The Gathering Storm

26 April 1923

The Anti-Semitic Movement in Central Germany

By Kurt Sabatsky, District Leader within the Centralverein

The population of Germany has been particularly prone to political extremes since the revolution. This was proved by the Communist uprising in 1921, which found a large following here. So it is no wonder that, especially encouraged by the ever-increasing economic difficulties, wide swathes of the population of central Germany also joined the radical right-wing movement either in the form of National Socialism, the German Social Party or the German People’s Freedom Party.

The focal point of fascism in Central Germany is to be found in Strassfurt, where under the direction of Hans Hottenrot[1] the “Mitteldeutsche Presse” appears, a paper of the very worst tone. Since the paper’s political agitation was in many cases also connected with attacks on the existing form of government, the Chief President of the Province of Saxony has already seen fit to ban the paper six times on the basis of the law for the protection of the republic, and the State Court in Leipzig has given Mr Hottenrott the opportunity for a few years of inner reflection. Here is just one of the many stylistic blunders that are repeated daily in every single issue of the “Mitteldeutsche Presse“, not only in political articles, but also in almost all local reports and features. For example, Mr. Hottenrott recently wrote that the Jews, who had created the ‘Soviet dictatorship’ in Bavaria, had the tongues of 69 Catholic clergymen cut out there during Communist rule.
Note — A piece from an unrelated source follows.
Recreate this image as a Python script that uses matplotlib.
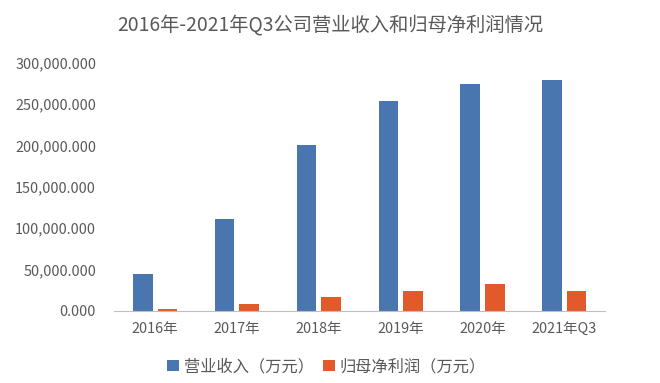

It should be noted that nationalists have been responsible for systematic agitation in all workers’ trains, and so there is hardly a workers’ train from Magdeburg to Schönebeck or to Burg in which the agitators are not stirring up against the Jews.

In Halberstadt the National Socialists have recently attempted to undertake a major action under the leadership of the notorious editor of the weekly magazine ‘Sturm‘ in Hanover, which is also widely distributed in Central Germany, Herr (Georg) Quindel[2]. Quindel appeared there with a group of former officers and students, some of whom had come from as far away as Munich, and whipped up a wild and dangerous antisemitic and anti-state agitation at a meeting of trusted members of the Völkisch movement.

The fact that Halle is contaminated in an evil way does not need to be emphasised, because given Halle’s character as a university town, this must unfortunately be taken for granted today. But here, too, certain national socialist currents are already noticeable in the working class. In the Leunawerke[3], which is located between Werseburg and Weissenfels and became famous for its communist rebellion[4], fascism is spreading among the employees and is tolerated by the factory management.

The Mansfeld mining district[5] has also been heavily worked on by the Völkisch. The German agitator Dolle[6] travelled around there, telling the miners the fairy tale of ritual murder and other horror stories about the Jews.

The northern part of central Germany, the Altmark, is agrarian, and in this part, too, Radau-antisemitismus[7] is making itself vividly felt. In Gardelegen[8], Jewish shopkeepers recently had their windows smashed and their shop-window signs soiled and demolished. They didn’t even hesitate to destroy the signs of Jewish doctors. The “Salzwedeler Wochenblatt” was published in Salzwedel, and its Jew-baiting contributed to the creation of such an atmosphere of hooliganism in the Altmark.

It goes without saying that the Centralverein is doing everything in its power to counter this agitation, which not only poses a grave danger to Jewish Germans, but also to the peace and security of the state in general, and that attempts are being made to inform wide circles of the Christian population of all classes about the reprehensibility of Jew-hatred. However, education and defence can only be successful if all Jewish Germans are aware of the danger that arises from the völkisch activities and do not allow themselves to be surpassed by their mortal enemies in their willingness to sacrifice.

[1] Check WHL Hans Ignaz Hottenrott acquired the Strassfurter Tageblatt and re-named it the Mitteldeutscher Presse und Strafurter Tageblatt on 1 November 1918, and steered it into a radical rightwing and antisemitic newspaper

[2] Fanatic antisemite and anti-bolshevist, publicist, Hannover

[3] The Leuna Works is one of the largest chemical industrial complexes in Germany.

[4] The Communist Workers’ Party of Germany KPD instigated a strike throughout the works in 1921.

[5] A region in the south-west corner of the state of Saxony-Anhalt.

[6] Heinrich Dolle was an antisemitic author and agitator.

[7] Roughly translated as ‘radical antisemitism’ evolved in the 19th century and was characterised by a particularly violent form of harassment which hadn’t been sanctioned by the state.